● What needs to be done:
Leaving the pictures out, print the lines from the first line of the listing through the line containing "import plotly.graph_objects as go", exactly as they read, and no others.

● Information provided:
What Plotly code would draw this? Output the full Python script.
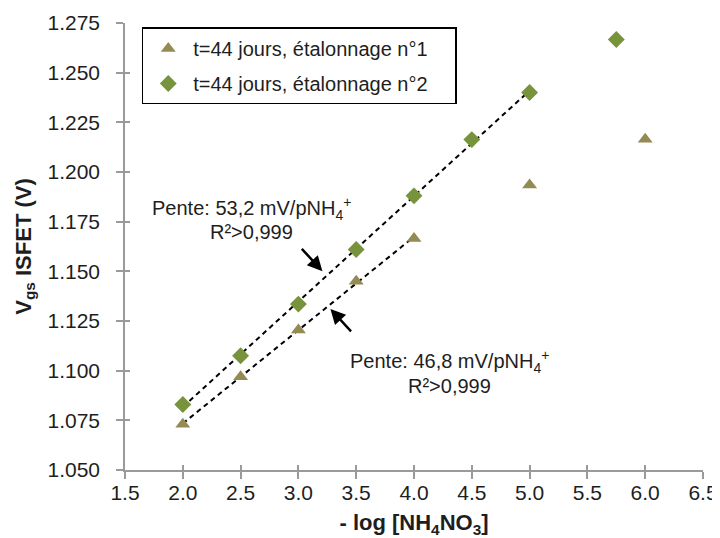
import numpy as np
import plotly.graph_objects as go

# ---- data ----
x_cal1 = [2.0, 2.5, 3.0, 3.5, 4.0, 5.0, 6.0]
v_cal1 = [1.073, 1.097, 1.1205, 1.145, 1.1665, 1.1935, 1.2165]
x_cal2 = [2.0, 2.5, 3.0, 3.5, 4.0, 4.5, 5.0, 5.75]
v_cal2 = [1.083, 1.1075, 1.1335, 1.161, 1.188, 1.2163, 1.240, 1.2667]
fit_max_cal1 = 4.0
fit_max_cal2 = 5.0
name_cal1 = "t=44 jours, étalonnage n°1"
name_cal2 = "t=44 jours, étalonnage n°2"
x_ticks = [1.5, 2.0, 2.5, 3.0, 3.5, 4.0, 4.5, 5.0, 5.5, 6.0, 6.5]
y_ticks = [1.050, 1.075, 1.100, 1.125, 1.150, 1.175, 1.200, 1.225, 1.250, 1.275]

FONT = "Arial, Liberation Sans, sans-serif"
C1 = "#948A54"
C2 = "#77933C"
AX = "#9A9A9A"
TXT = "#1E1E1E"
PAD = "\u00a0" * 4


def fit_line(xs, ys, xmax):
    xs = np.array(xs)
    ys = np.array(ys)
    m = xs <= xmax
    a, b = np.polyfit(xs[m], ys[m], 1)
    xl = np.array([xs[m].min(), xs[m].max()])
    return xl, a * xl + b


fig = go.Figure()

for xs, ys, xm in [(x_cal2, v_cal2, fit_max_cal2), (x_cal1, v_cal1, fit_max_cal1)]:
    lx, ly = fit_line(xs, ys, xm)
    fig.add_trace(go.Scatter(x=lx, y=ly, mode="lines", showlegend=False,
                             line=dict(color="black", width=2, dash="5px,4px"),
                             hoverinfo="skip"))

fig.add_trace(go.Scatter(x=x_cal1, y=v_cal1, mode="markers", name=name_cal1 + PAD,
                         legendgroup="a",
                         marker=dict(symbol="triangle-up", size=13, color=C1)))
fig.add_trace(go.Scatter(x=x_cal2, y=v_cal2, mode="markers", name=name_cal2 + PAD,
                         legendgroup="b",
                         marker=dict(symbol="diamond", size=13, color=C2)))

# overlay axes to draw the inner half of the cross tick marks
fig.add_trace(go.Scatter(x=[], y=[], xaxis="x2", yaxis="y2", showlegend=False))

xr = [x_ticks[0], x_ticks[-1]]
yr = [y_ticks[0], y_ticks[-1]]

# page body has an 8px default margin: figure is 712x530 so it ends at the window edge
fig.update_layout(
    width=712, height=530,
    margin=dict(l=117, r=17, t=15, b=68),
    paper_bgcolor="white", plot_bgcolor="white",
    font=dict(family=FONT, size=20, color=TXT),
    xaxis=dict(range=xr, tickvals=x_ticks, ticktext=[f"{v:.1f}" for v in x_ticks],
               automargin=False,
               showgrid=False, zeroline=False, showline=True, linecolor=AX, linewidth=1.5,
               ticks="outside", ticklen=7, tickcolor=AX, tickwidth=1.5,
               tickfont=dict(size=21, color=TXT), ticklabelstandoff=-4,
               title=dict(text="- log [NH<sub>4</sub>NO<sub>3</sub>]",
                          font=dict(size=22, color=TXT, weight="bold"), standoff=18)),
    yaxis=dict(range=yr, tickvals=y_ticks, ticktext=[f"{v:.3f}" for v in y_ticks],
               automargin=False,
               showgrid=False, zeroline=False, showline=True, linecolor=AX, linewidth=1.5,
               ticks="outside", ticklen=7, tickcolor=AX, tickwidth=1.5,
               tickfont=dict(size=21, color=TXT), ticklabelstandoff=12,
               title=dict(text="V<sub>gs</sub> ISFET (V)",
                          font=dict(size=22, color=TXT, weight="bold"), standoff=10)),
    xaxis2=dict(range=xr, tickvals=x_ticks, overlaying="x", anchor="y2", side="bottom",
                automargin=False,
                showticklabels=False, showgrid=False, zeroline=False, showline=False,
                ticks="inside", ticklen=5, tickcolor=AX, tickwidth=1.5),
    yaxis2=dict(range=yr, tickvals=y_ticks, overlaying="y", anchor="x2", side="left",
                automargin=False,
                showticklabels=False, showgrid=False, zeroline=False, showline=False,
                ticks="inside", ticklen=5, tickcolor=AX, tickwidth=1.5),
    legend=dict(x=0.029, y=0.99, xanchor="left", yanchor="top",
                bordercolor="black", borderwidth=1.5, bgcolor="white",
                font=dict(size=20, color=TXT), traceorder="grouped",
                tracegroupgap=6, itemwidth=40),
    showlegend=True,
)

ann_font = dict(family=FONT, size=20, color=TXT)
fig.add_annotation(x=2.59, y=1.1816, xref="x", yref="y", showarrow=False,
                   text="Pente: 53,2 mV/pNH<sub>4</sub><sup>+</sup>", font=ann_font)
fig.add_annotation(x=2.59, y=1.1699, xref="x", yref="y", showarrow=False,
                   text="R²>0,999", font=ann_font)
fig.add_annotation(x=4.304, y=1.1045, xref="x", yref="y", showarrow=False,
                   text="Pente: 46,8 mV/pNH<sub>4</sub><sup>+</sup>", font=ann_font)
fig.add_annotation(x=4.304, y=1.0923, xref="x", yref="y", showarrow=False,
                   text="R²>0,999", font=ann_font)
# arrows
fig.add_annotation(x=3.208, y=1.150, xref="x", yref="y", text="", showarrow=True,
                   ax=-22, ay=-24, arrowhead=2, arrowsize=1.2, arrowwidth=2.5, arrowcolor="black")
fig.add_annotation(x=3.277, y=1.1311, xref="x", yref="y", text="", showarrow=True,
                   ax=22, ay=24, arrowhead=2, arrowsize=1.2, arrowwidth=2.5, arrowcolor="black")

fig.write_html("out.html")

● The response:
What Plotly code would draw this? Output the full Python script.
import numpy as np
import plotly.graph_objects as go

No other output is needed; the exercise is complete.